INSTRUCTION: Retype only the lines below from the one with "Write a Python" to the one with "xpos = list(range(len(categories)))", inclusive, skipping every image.
+---+
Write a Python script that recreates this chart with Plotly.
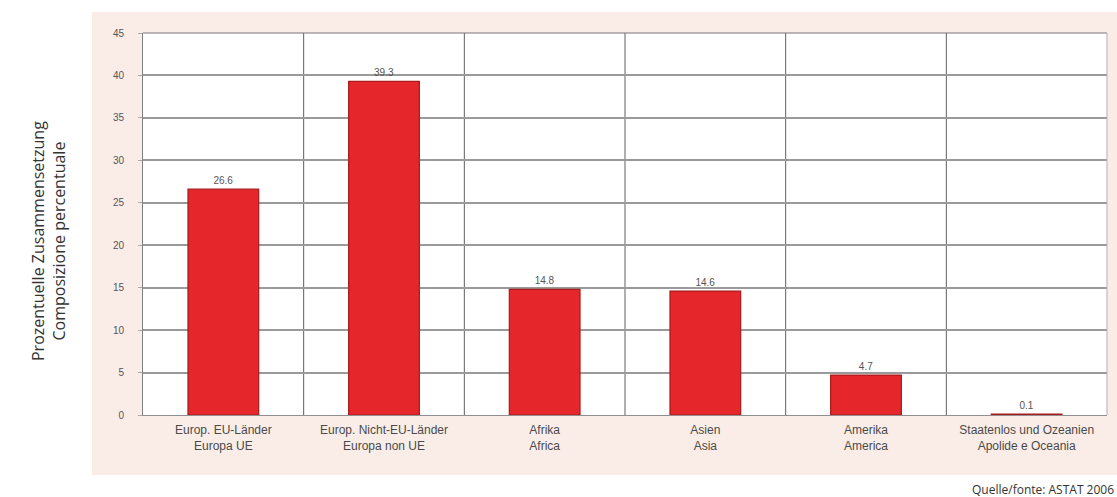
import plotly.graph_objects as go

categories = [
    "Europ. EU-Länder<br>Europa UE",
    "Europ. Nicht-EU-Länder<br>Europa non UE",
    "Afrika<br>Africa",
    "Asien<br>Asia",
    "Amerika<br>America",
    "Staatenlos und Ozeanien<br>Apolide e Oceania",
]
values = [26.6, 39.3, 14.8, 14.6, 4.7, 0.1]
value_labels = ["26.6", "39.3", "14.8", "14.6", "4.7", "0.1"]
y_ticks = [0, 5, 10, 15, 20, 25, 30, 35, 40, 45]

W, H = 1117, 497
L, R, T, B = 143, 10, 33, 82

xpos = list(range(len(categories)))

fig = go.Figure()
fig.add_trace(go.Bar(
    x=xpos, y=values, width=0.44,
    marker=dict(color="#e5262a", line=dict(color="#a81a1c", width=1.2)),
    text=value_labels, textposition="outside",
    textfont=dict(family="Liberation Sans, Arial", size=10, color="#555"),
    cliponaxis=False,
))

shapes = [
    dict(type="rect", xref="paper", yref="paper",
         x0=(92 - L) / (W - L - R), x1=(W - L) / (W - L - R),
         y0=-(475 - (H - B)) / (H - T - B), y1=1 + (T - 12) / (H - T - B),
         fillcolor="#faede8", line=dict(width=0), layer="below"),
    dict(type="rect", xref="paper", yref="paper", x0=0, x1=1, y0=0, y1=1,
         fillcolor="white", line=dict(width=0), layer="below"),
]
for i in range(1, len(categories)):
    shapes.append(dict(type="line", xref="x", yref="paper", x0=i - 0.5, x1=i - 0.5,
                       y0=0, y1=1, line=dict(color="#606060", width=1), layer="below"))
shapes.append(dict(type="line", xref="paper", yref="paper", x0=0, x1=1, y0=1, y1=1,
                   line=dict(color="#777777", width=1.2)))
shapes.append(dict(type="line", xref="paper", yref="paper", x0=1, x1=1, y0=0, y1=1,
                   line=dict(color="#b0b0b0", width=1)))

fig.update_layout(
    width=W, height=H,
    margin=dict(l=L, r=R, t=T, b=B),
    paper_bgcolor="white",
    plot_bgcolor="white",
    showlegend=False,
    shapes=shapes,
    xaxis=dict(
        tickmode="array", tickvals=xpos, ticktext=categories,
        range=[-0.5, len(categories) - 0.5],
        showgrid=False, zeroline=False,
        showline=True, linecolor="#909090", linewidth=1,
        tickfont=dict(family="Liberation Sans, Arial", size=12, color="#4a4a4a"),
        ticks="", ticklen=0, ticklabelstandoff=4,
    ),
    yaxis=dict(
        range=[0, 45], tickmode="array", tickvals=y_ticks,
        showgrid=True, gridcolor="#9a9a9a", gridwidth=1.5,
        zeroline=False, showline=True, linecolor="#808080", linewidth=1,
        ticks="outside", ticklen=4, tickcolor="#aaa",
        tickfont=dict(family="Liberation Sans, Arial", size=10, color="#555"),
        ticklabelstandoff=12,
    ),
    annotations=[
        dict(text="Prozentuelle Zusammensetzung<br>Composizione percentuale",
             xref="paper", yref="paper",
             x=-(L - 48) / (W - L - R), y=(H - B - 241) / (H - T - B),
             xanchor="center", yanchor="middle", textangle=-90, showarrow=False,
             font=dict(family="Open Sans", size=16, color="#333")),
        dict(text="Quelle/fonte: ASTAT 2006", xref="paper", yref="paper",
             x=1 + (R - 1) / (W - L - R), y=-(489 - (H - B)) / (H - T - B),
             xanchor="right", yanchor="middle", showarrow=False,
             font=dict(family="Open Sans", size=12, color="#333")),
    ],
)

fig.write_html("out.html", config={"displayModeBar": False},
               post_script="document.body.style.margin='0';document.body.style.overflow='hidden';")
+---+
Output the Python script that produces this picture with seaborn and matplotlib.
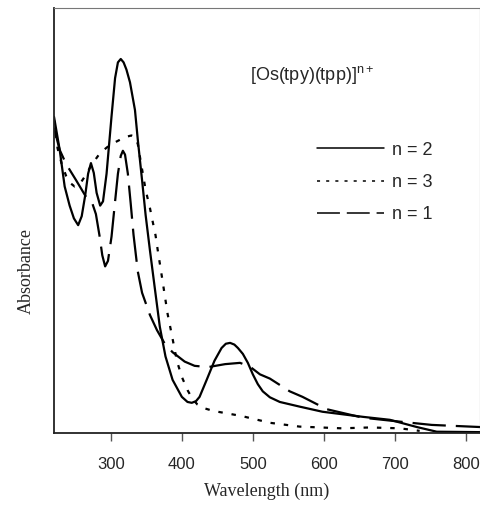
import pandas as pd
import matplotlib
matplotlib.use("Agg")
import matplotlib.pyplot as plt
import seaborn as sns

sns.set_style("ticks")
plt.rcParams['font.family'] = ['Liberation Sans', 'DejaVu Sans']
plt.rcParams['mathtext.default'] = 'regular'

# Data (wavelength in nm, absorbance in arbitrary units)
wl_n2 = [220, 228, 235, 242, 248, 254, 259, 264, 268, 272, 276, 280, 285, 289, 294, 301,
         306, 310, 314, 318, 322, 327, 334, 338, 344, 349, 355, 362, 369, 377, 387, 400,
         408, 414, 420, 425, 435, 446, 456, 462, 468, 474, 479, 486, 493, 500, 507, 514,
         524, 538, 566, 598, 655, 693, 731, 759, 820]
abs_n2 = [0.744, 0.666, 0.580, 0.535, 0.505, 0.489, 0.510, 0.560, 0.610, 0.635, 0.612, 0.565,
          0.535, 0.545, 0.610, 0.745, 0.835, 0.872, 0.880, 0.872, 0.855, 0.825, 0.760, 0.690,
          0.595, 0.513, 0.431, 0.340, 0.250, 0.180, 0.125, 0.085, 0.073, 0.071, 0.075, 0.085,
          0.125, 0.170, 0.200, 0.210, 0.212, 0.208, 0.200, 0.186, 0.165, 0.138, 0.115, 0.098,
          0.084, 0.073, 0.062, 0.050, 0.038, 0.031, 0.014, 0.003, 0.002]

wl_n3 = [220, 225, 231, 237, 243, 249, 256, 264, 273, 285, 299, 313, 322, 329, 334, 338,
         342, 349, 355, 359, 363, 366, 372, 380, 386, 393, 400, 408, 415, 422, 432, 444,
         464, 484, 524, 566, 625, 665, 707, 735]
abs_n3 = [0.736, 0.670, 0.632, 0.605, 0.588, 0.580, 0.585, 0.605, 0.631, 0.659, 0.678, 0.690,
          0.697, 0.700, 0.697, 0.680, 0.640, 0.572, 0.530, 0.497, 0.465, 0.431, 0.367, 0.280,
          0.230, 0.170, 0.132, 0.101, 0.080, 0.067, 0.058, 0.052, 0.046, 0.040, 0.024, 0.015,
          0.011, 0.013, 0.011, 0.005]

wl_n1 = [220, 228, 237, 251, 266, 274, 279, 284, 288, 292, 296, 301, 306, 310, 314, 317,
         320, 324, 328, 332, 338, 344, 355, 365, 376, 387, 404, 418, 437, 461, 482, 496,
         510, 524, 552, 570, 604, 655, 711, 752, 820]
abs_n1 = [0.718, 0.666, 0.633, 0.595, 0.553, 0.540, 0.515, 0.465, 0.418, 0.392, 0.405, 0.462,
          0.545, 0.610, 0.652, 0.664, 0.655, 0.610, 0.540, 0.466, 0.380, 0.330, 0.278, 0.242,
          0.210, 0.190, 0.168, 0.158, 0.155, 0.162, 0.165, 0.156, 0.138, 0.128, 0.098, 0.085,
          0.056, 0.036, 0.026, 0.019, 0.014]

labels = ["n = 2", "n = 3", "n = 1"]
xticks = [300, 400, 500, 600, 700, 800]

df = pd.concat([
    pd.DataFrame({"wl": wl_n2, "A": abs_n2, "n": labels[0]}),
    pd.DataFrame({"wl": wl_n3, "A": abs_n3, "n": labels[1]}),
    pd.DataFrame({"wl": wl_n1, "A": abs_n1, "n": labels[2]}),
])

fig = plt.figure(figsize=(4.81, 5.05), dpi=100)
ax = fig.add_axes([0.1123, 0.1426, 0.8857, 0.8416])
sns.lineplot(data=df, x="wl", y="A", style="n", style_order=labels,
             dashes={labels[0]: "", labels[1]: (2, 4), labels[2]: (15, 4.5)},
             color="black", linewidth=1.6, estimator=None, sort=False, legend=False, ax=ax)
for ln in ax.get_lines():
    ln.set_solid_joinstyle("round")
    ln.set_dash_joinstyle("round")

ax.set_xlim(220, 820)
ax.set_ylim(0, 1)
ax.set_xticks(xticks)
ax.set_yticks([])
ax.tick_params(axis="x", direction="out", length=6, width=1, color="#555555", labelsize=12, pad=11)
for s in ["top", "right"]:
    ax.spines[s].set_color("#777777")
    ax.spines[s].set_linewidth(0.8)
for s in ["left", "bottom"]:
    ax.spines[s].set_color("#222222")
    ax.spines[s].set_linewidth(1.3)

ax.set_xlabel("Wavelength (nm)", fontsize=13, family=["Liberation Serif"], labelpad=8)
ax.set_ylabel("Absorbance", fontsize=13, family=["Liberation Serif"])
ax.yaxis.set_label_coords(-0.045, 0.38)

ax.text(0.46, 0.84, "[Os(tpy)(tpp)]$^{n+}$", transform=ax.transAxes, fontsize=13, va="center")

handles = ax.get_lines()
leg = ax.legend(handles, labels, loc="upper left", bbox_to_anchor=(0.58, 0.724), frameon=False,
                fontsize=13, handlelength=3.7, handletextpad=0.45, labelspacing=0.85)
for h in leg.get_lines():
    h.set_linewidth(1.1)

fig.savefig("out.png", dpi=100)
+---+
COMPLETED TASK:
Write a Python script that recreates this chart with Plotly.
import plotly.graph_objects as go

categories = [
    "Europ. EU-Länder<br>Europa UE",
    "Europ. Nicht-EU-Länder<br>Europa non UE",
    "Afrika<br>Africa",
    "Asien<br>Asia",
    "Amerika<br>America",
    "Staatenlos und Ozeanien<br>Apolide e Oceania",
]
values = [26.6, 39.3, 14.8, 14.6, 4.7, 0.1]
value_labels = ["26.6", "39.3", "14.8", "14.6", "4.7", "0.1"]
y_ticks = [0, 5, 10, 15, 20, 25, 30, 35, 40, 45]

W, H = 1117, 497
L, R, T, B = 143, 10, 33, 82

xpos = list(range(len(categories)))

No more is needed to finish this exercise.